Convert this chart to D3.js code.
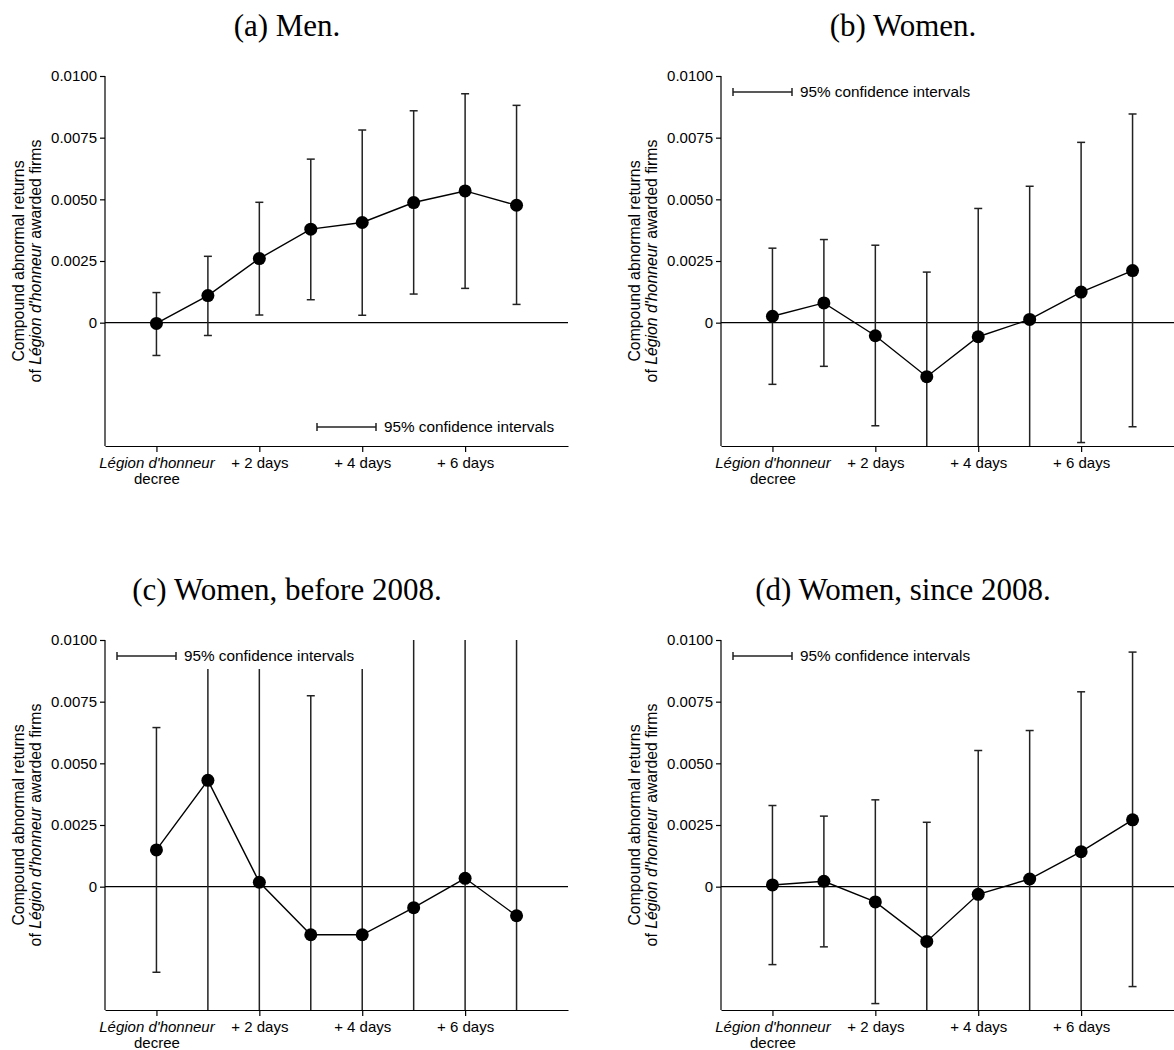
<!DOCTYPE html>
<html>
<head>
<meta charset="utf-8">
<script src="https://cdn.jsdelivr.net/npm/d3@7"></script>
<style>
  body { margin: 0; background: #fff; }
  .tick text, .lab { font-family: "Liberation Sans", Arial, sans-serif; font-size: 15px; fill: #000; }
  .ytitle { font-family: "Liberation Sans", Arial, sans-serif; font-size: 15.8px; fill: #000; }
  .leg { font-family: "Liberation Sans", Arial, sans-serif; font-size: 15.3px; fill: #000; }
  .title { font-family: "Liberation Serif", "Times New Roman", serif; font-size: 31px; fill: #000; }
  .domain, .tick line { stroke: #000; stroke-width: 1.2; }
</style>
</head>
<body>
<div class="chart"></div>
<script>
const days = [0, 1, 2, 3, 4, 5, 6, 7];
const yTicks = [0, 0.0025, 0.005, 0.0075, 0.01];
const xTicks = [0, 2, 4, 6];
const xTickLabels = ["Légion d'honneur|decree", "+ 2 days", "+ 4 days", "+ 6 days"];
const titles = ["(a) Men.", "(b) Women.", "(c) Women, before 2008.", "(d) Women, since 2008."];

// (a) men
const menEst = [-0.00003, 0.0011, 0.0026, 0.00379, 0.00406, 0.00487, 0.00534, 0.00476];
const menLo = [-0.00133, -0.00052, 0.00031, 0.00093, 0.0003, 0.00116, 0.00139, 0.00074];
const menHi = [0.00122, 0.00269, 0.00488, 0.00663, 0.00781, 0.00859, 0.00928, 0.00881];
// (b) women
const womenEst = [0.00026, 0.0008, -0.00053, -0.00219, -0.00057, 0.00013, 0.00124, 0.00211];
const womenLo = [-0.0025, -0.00177, -0.00418, -0.0065, -0.0058, -0.0053, -0.00486, -0.00422];
const womenHi = [0.00302, 0.00337, 0.00314, 0.00205, 0.00463, 0.00553, 0.00731, 0.00846];
// (c) women before 2008
const beforeEst = [0.00149, 0.00431, 0.00018, -0.00195, -0.00195, -0.00085, 0.00034, -0.00118];
const beforeLo = [-0.00347, -0.007, -0.008, -0.009, -0.009, -0.009, -0.009, -0.009];
const beforeHi = [0.00645, 0.013, 0.013, 0.00774, 0.014, 0.014, 0.014, 0.014];
// (d) women since 2008
const sinceEst = [0.00007, 0.00022, -0.00062, -0.00222, -0.00031, 0.00031, 0.00142, 0.00271];
const sinceLo = [-0.00316, -0.00244, -0.00474, -0.007, -0.0065, -0.0058, -0.0052, -0.00405];
const sinceHi = [0.00329, 0.00286, 0.00352, 0.00261, 0.00552, 0.00633, 0.0079, 0.00951];

const panels = [
  { est: menEst, lo: menLo, hi: menHi, ox: 105, oy: 76, legend: "bottom" },
  { est: womenEst, lo: womenLo, hi: womenHi, ox: 721, oy: 76, legend: "top" },
  { est: beforeEst, lo: beforeLo, hi: beforeHi, ox: 105, oy: 640, legend: "top" },
  { est: sinceEst, lo: sinceLo, hi: sinceHi, ox: 721, oy: 640, legend: "top" },
];

const W = 1174, H = 1050;
const pw = 463, ph = 370;

const svg = d3.select(".chart").append("svg").attr("width", W).attr("height", H);

const x = d3.scaleLinear().domain([-1, 8]).range([0, pw]);
const y = d3.scaleLinear().domain([-0.005, 0.01]).range([ph, 0]);
const fmt = (d) => (d === 0 ? "0" : d3.format(".4f")(d));
const capW = 4;

panels.forEach((p, i) => {
  svg.append("text")
    .attr("class", "title")
    .attr("x", p.ox + 182)
    .attr("y", p.oy - 40)
    .attr("text-anchor", "middle")
    .text(titles[i]);

  const g = svg.append("g").attr("transform", "translate(" + p.ox + "," + p.oy + ")");

  g.append("clipPath").attr("id", "clip" + i)
    .append("rect").attr("width", pw).attr("height", ph);

  // y title
  const yt = g.append("text")
    .attr("class", "ytitle")
    .attr("transform", "translate(-81," + ph / 2 + ") rotate(-90)")
    .attr("text-anchor", "middle");
  yt.append("tspan").attr("x", 0).attr("dy", 0).text("Compound abnormal returns");
  const l2 = yt.append("tspan").attr("x", 0).attr("dy", 17);
  l2.append("tspan").text("of ");
  l2.append("tspan").style("font-style", "italic").text("Légion d'honneur");
  l2.append("tspan").text(" awarded firms");

  g.append("g")
    .call(d3.axisLeft(y).tickValues(yTicks).tickFormat(fmt).tickSize(5).tickSizeOuter(0))
    .call((a) => a.select(".domain").attr("d", "M0," + ph + "V" + y(0.01)));

  const xa = g.append("g")
    .attr("transform", "translate(0," + ph + ")")
    .call(d3.axisBottom(x).tickValues(xTicks).tickSize(6).tickSizeOuter(0).tickFormat(""));
  xa.selectAll(".tick text").each(function (d, j) {
    const t = d3.select(this).attr("y", 22).attr("dy", 0);
    const parts = xTickLabels[j].split("|");
    t.append("tspan").attr("x", 0).attr("dy", 0)
      .style("font-style", parts.length > 1 ? "italic" : null).text(parts[0]);
    if (parts.length > 1) t.append("tspan").attr("x", 0).attr("dy", 16).text(parts[1]);
  });

  // zero line
  g.append("line")
    .attr("x1", 0).attr("x2", pw)
    .attr("y1", y(0)).attr("y2", y(0))
    .attr("stroke", "#000").attr("stroke-width", 1.2);

  const plot = g.append("g").attr("clip-path", "url(#clip" + i + ")");
  const rows = days.map((d, k) => ({ d: d, est: p.est[k], lo: p.lo[k], hi: p.hi[k] }));

  const bars = plot.selectAll(".bar").data(rows).enter().append("g").attr("class", "bar");
  bars.append("line")
    .attr("x1", (r) => x(r.d)).attr("x2", (r) => x(r.d))
    .attr("y1", (r) => y(r.lo)).attr("y2", (r) => y(r.hi))
    .attr("stroke", "#222").attr("stroke-width", 1.5);
  ["lo", "hi"].forEach((k) => {
    bars.append("line")
      .attr("x1", (r) => x(r.d) - capW).attr("x2", (r) => x(r.d) + capW)
      .attr("y1", (r) => y(r[k])).attr("y2", (r) => y(r[k]))
      .attr("stroke", "#222").attr("stroke-width", 1.5);
  });

  // legend (white box hides what passes behind it)
  const lg = g.append("g").attr("transform", p.legend === "bottom"
    ? "translate(212," + (ph - 19) + ")"
    : "translate(12,16)");
  if (p.legend === "top") {
    lg.append("rect").attr("x", -8).attr("y", -20).attr("width", 258).attr("height", 33).attr("fill", "#fff");
  }
  lg.append("line").attr("x1", 0).attr("x2", 59).attr("y1", 0).attr("y2", 0)
    .attr("stroke", "#222").attr("stroke-width", 1.5);
  [0, 59].forEach((v) => lg.append("line").attr("x1", v).attr("x2", v).attr("y1", -4).attr("y2", 4)
    .attr("stroke", "#222").attr("stroke-width", 1.5));
  lg.append("text").attr("class", "leg").attr("x", 67).attr("y", 5).text("95% confidence intervals");

  plot.append("path")
    .datum(rows)
    .attr("fill", "none").attr("stroke", "#000").attr("stroke-width", 1.4)
    .attr("d", d3.line().x((r) => x(r.d)).y((r) => y(r.est)));

  plot.selectAll(".pt").data(rows).enter().append("circle")
    .attr("class", "pt")
    .attr("cx", (r) => x(r.d)).attr("cy", (r) => y(r.est))
    .attr("r", 6.5).attr("fill", "#000");
});
</script>
</body>
</html>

==========

_AIM_.
Every line of the data should be copied as it stands, without the images.

_EXPECTED ANSWER_.
Convert this chart to D3.js code.
<!DOCTYPE html>
<html>
<head>
<meta charset="utf-8">
<script src="https://cdn.jsdelivr.net/npm/d3@7"></script>
<style>
  body { margin: 0; background: #fff; }
  .tick text, .lab { font-family: "Liberation Sans", Arial, sans-serif; font-size: 15px; fill: #000; }
  .ytitle { font-family: "Liberation Sans", Arial, sans-serif; font-size: 15.8px; fill: #000; }
  .leg { font-family: "Liberation Sans", Arial, sans-serif; font-size: 15.3px; fill: #000; }
  .title { font-family: "Liberation Serif", "Times New Roman", serif; font-size: 31px; fill: #000; }
  .domain, .tick line { stroke: #000; stroke-width: 1.2; }
</style>
</head>
<body>
<div class="chart"></div>
<script>
const days = [0, 1, 2, 3, 4, 5, 6, 7];
const yTicks = [0, 0.0025, 0.005, 0.0075, 0.01];
const xTicks = [0, 2, 4, 6];
const xTickLabels = ["Légion d'honneur|decree", "+ 2 days", "+ 4 days", "+ 6 days"];
const titles = ["(a) Men.", "(b) Women.", "(c) Women, before 2008.", "(d) Women, since 2008."];

// (a) men
const menEst = [-0.00003, 0.0011, 0.0026, 0.00379, 0.00406, 0.00487, 0.00534, 0.00476];
const menLo = [-0.00133, -0.00052, 0.00031, 0.00093, 0.0003, 0.00116, 0.00139, 0.00074];
const menHi = [0.00122, 0.00269, 0.00488, 0.00663, 0.00781, 0.00859, 0.00928, 0.00881];
// (b) women
const womenEst = [0.00026, 0.0008, -0.00053, -0.00219, -0.00057, 0.00013, 0.00124, 0.00211];
const womenLo = [-0.0025, -0.00177, -0.00418, -0.0065, -0.0058, -0.0053, -0.00486, -0.00422];
const womenHi = [0.00302, 0.00337, 0.00314, 0.00205, 0.00463, 0.00553, 0.00731, 0.00846];
// (c) women before 2008
const beforeEst = [0.00149, 0.00431, 0.00018, -0.00195, -0.00195, -0.00085, 0.00034, -0.00118];
const beforeLo = [-0.00347, -0.007, -0.008, -0.009, -0.009, -0.009, -0.009, -0.009];
const beforeHi = [0.00645, 0.013, 0.013, 0.00774, 0.014, 0.014, 0.014, 0.014];
// (d) women since 2008
const sinceEst = [0.00007, 0.00022, -0.00062, -0.00222, -0.00031, 0.00031, 0.00142, 0.00271];
const sinceLo = [-0.00316, -0.00244, -0.00474, -0.007, -0.0065, -0.0058, -0.0052, -0.00405];
const sinceHi = [0.00329, 0.00286, 0.00352, 0.00261, 0.00552, 0.00633, 0.0079, 0.00951];

const panels = [
  { est: menEst, lo: menLo, hi: menHi, ox: 105, oy: 76, legend: "bottom" },
  { est: womenEst, lo: womenLo, hi: womenHi, ox: 721, oy: 76, legend: "top" },
  { est: beforeEst, lo: beforeLo, hi: beforeHi, ox: 105, oy: 640, legend: "top" },
  { est: sinceEst, lo: sinceLo, hi: sinceHi, ox: 721, oy: 640, legend: "top" },
];

const W = 1174, H = 1050;
const pw = 463, ph = 370;

const svg = d3.select(".chart").append("svg").attr("width", W).attr("height", H);

const x = d3.scaleLinear().domain([-1, 8]).range([0, pw]);
const y = d3.scaleLinear().domain([-0.005, 0.01]).range([ph, 0]);
const fmt = (d) => (d === 0 ? "0" : d3.format(".4f")(d));
const capW = 4;

panels.forEach((p, i) => {
  svg.append("text")
    .attr("class", "title")
    .attr("x", p.ox + 182)
    .attr("y", p.oy - 40)
    .attr("text-anchor", "middle")
    .text(titles[i]);

  const g = svg.append("g").attr("transform", "translate(" + p.ox + "," + p.oy + ")");

  g.append("clipPath").attr("id", "clip" + i)
    .append("rect").attr("width", pw).attr("height", ph);

  // y title
  const yt = g.append("text")
    .attr("class", "ytitle")
    .attr("transform", "translate(-81," + ph / 2 + ") rotate(-90)")
    .attr("text-anchor", "middle");
  yt.append("tspan").attr("x", 0).attr("dy", 0).text("Compound abnormal returns");
  const l2 = yt.append("tspan").attr("x", 0).attr("dy", 17);
  l2.append("tspan").text("of ");
  l2.append("tspan").style("font-style", "italic").text("Légion d'honneur");
  l2.append("tspan").text(" awarded firms");

  g.append("g")
    .call(d3.axisLeft(y).tickValues(yTicks).tickFormat(fmt).tickSize(5).tickSizeOuter(0))
    .call((a) => a.select(".domain").attr("d", "M0," + ph + "V" + y(0.01)));

  const xa = g.append("g")
    .attr("transform", "translate(0," + ph + ")")
    .call(d3.axisBottom(x).tickValues(xTicks).tickSize(6).tickSizeOuter(0).tickFormat(""));
  xa.selectAll(".tick text").each(function (d, j) {
    const t = d3.select(this).attr("y", 22).attr("dy", 0);
    const parts = xTickLabels[j].split("|");
    t.append("tspan").attr("x", 0).attr("dy", 0)
      .style("font-style", parts.length > 1 ? "italic" : null).text(parts[0]);
    if (parts.length > 1) t.append("tspan").attr("x", 0).attr("dy", 16).text(parts[1]);
  });

  // zero line
  g.append("line")
    .attr("x1", 0).attr("x2", pw)
    .attr("y1", y(0)).attr("y2", y(0))
    .attr("stroke", "#000").attr("stroke-width", 1.2);

  const plot = g.append("g").attr("clip-path", "url(#clip" + i + ")");
  const rows = days.map((d, k) => ({ d: d, est: p.est[k], lo: p.lo[k], hi: p.hi[k] }));

  const bars = plot.selectAll(".bar").data(rows).enter().append("g").attr("class", "bar");
  bars.append("line")
    .attr("x1", (r) => x(r.d)).attr("x2", (r) => x(r.d))
    .attr("y1", (r) => y(r.lo)).attr("y2", (r) => y(r.hi))
    .attr("stroke", "#222").attr("stroke-width", 1.5);
  ["lo", "hi"].forEach((k) => {
    bars.append("line")
      .attr("x1", (r) => x(r.d) - capW).attr("x2", (r) => x(r.d) + capW)
      .attr("y1", (r) => y(r[k])).attr("y2", (r) => y(r[k]))
      .attr("stroke", "#222").attr("stroke-width", 1.5);
  });

  // legend (white box hides what passes behind it)
  const lg = g.append("g").attr("transform", p.legend === "bottom"
    ? "translate(212," + (ph - 19) + ")"
    : "translate(12,16)");
  if (p.legend === "top") {
    lg.append("rect").attr("x", -8).attr("y", -20).attr("width", 258).attr("height", 33).attr("fill", "#fff");
  }
  lg.append("line").attr("x1", 0).attr("x2", 59).attr("y1", 0).attr("y2", 0)
    .attr("stroke", "#222").attr("stroke-width", 1.5);
  [0, 59].forEach((v) => lg.append("line").attr("x1", v).attr("x2", v).attr("y1", -4).attr("y2", 4)
    .attr("stroke", "#222").attr("stroke-width", 1.5));
  lg.append("text").attr("class", "leg").attr("x", 67).attr("y", 5).text("95% confidence intervals");

  plot.append("path")
    .datum(rows)
    .attr("fill", "none").attr("stroke", "#000").attr("stroke-width", 1.4)
    .attr("d", d3.line().x((r) => x(r.d)).y((r) => y(r.est)));

  plot.selectAll(".pt").data(rows).enter().append("circle")
    .attr("class", "pt")
    .attr("cx", (r) => x(r.d)).attr("cy", (r) => y(r.est))
    .attr("r", 6.5).attr("fill", "#000");
});
</script>
</body>
</html>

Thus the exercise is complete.